[REQUEST] Repeat the material verbatim and drop the pictures.

[RECORD EXTRACTS]
——————————
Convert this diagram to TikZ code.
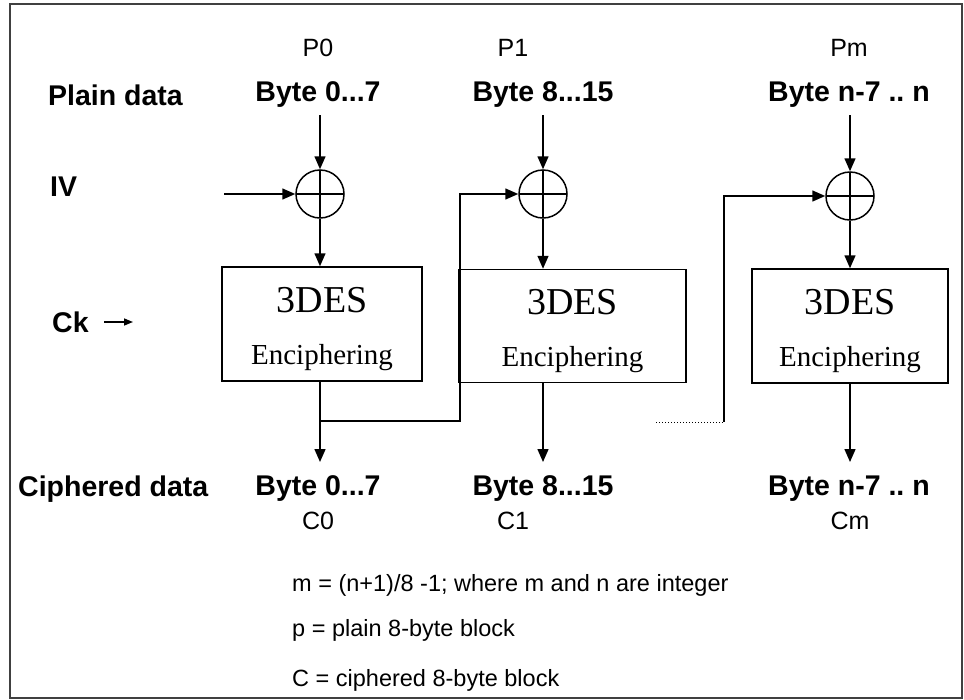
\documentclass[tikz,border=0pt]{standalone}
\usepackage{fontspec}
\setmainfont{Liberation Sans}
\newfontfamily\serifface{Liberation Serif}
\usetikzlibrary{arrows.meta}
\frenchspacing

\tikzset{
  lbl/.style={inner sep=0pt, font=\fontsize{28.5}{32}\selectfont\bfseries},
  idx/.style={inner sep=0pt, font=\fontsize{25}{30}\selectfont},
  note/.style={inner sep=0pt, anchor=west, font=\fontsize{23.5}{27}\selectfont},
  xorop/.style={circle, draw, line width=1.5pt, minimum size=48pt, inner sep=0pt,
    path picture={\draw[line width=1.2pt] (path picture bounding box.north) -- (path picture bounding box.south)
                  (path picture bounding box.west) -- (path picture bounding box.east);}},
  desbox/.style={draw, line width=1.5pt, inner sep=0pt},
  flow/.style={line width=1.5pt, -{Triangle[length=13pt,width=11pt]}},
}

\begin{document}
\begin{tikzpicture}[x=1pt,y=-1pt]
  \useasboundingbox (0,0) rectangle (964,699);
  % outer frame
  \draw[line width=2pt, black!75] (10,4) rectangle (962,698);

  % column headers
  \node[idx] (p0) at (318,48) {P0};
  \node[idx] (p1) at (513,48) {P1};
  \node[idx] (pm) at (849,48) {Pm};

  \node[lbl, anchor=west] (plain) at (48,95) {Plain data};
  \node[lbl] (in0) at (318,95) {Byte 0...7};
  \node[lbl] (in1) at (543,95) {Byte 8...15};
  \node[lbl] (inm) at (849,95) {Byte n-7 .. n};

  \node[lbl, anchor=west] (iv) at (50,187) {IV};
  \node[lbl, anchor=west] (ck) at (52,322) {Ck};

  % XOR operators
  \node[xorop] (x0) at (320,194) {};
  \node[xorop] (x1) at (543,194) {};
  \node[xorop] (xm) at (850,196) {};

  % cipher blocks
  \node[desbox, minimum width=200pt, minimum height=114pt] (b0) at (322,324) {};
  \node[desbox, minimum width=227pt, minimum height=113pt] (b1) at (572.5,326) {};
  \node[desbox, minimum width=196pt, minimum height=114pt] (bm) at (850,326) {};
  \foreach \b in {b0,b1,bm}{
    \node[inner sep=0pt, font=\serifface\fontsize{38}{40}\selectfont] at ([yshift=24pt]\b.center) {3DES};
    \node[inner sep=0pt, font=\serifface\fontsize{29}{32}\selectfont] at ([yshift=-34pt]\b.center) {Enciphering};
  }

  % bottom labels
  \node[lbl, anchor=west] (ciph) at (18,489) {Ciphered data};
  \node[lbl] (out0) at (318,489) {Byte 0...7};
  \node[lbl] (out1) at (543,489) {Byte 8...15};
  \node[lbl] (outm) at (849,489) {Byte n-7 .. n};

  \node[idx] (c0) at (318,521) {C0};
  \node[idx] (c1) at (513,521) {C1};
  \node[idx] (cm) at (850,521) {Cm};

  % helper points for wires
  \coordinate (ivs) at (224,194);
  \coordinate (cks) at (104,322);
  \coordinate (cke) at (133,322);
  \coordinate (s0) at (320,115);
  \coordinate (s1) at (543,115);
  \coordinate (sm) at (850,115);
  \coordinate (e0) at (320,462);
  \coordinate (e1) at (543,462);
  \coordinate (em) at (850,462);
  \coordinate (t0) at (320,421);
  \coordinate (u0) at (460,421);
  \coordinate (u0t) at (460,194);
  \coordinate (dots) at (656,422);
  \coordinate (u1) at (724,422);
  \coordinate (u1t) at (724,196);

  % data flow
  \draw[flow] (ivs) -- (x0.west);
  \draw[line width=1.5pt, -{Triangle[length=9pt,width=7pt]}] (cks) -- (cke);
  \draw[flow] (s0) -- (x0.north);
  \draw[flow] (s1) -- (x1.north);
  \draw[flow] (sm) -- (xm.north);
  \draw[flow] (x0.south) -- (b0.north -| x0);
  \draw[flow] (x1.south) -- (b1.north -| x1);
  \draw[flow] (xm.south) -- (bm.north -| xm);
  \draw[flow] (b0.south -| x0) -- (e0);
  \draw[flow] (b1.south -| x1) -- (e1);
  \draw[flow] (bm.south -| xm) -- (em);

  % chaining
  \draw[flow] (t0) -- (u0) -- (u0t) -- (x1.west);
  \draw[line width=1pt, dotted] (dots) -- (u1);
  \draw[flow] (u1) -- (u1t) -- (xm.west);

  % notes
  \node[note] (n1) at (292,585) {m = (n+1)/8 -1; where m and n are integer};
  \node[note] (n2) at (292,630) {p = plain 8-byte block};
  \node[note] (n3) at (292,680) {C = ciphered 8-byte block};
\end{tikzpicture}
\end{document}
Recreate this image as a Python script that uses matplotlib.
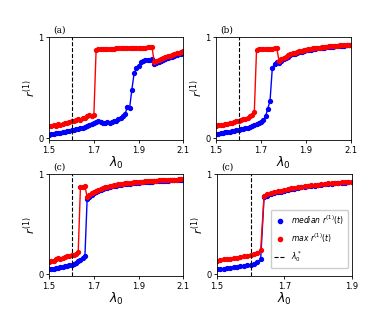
——————————
[FULL RESPONSE]
Convert this diagram to TikZ code.
\documentclass[tikz,border=0pt]{standalone}
\usepackage{fontspec}
\setmainfont{Liberation Sans}
\newfontfamily\serifface{Liberation Serif}
\usetikzlibrary{arrows.meta}
\frenchspacing

\tikzset{
  lbl/.style={inner sep=0pt, font=\fontsize{28.5}{32}\selectfont\bfseries},
  idx/.style={inner sep=0pt, font=\fontsize{25}{30}\selectfont},
  note/.style={inner sep=0pt, anchor=west, font=\fontsize{23.5}{27}\selectfont},
  xorop/.style={circle, draw, line width=1.5pt, minimum size=48pt, inner sep=0pt,
    path picture={\draw[line width=1.2pt] (path picture bounding box.north) -- (path picture bounding box.south)
                  (path picture bounding box.west) -- (path picture bounding box.east);}},
  desbox/.style={draw, line width=1.5pt, inner sep=0pt},
  flow/.style={line width=1.5pt, -{Triangle[length=13pt,width=11pt]}},
}

\begin{document}
\begin{tikzpicture}[x=1pt,y=-1pt]
  \useasboundingbox (0,0) rectangle (964,699);
  % outer frame
  \draw[line width=2pt, black!75] (10,4) rectangle (962,698);

  % column headers
  \node[idx] (p0) at (318,48) {P0};
  \node[idx] (p1) at (513,48) {P1};
  \node[idx] (pm) at (849,48) {Pm};

  \node[lbl, anchor=west] (plain) at (48,95) {Plain data};
  \node[lbl] (in0) at (318,95) {Byte 0...7};
  \node[lbl] (in1) at (543,95) {Byte 8...15};
  \node[lbl] (inm) at (849,95) {Byte n-7 .. n};

  \node[lbl, anchor=west] (iv) at (50,187) {IV};
  \node[lbl, anchor=west] (ck) at (52,322) {Ck};

  % XOR operators
  \node[xorop] (x0) at (320,194) {};
  \node[xorop] (x1) at (543,194) {};
  \node[xorop] (xm) at (850,196) {};

  % cipher blocks
  \node[desbox, minimum width=200pt, minimum height=114pt] (b0) at (322,324) {};
  \node[desbox, minimum width=227pt, minimum height=113pt] (b1) at (572.5,326) {};
  \node[desbox, minimum width=196pt, minimum height=114pt] (bm) at (850,326) {};
  \foreach \b in {b0,b1,bm}{
    \node[inner sep=0pt, font=\serifface\fontsize{38}{40}\selectfont] at ([yshift=24pt]\b.center) {3DES};
    \node[inner sep=0pt, font=\serifface\fontsize{29}{32}\selectfont] at ([yshift=-34pt]\b.center) {Enciphering};
  }

  % bottom labels
  \node[lbl, anchor=west] (ciph) at (18,489) {Ciphered data};
  \node[lbl] (out0) at (318,489) {Byte 0...7};
  \node[lbl] (out1) at (543,489) {Byte 8...15};
  \node[lbl] (outm) at (849,489) {Byte n-7 .. n};

  \node[idx] (c0) at (318,521) {C0};
  \node[idx] (c1) at (513,521) {C1};
  \node[idx] (cm) at (850,521) {Cm};

  % helper points for wires
  \coordinate (ivs) at (224,194);
  \coordinate (cks) at (104,322);
  \coordinate (cke) at (133,322);
  \coordinate (s0) at (320,115);
  \coordinate (s1) at (543,115);
  \coordinate (sm) at (850,115);
  \coordinate (e0) at (320,462);
  \coordinate (e1) at (543,462);
  \coordinate (em) at (850,462);
  \coordinate (t0) at (320,421);
  \coordinate (u0) at (460,421);
  \coordinate (u0t) at (460,194);
  \coordinate (dots) at (656,422);
  \coordinate (u1) at (724,422);
  \coordinate (u1t) at (724,196);

  % data flow
  \draw[flow] (ivs) -- (x0.west);
  \draw[line width=1.5pt, -{Triangle[length=9pt,width=7pt]}] (cks) -- (cke);
  \draw[flow] (s0) -- (x0.north);
  \draw[flow] (s1) -- (x1.north);
  \draw[flow] (sm) -- (xm.north);
  \draw[flow] (x0.south) -- (b0.north -| x0);
  \draw[flow] (x1.south) -- (b1.north -| x1);
  \draw[flow] (xm.south) -- (bm.north -| xm);
  \draw[flow] (b0.south -| x0) -- (e0);
  \draw[flow] (b1.south -| x1) -- (e1);
  \draw[flow] (bm.south -| xm) -- (em);

  % chaining
  \draw[flow] (t0) -- (u0) -- (u0t) -- (x1.west);
  \draw[line width=1pt, dotted] (dots) -- (u1);
  \draw[flow] (u1) -- (u1t) -- (xm.west);

  % notes
  \node[note] (n1) at (292,585) {m = (n+1)/8 -1; where m and n are integer};
  \node[note] (n2) at (292,630) {p = plain 8-byte block};
  \node[note] (n3) at (292,680) {C = ciphered 8-byte block};
\end{tikzpicture}
\end{document}
Recreate this image as a Python script that uses matplotlib.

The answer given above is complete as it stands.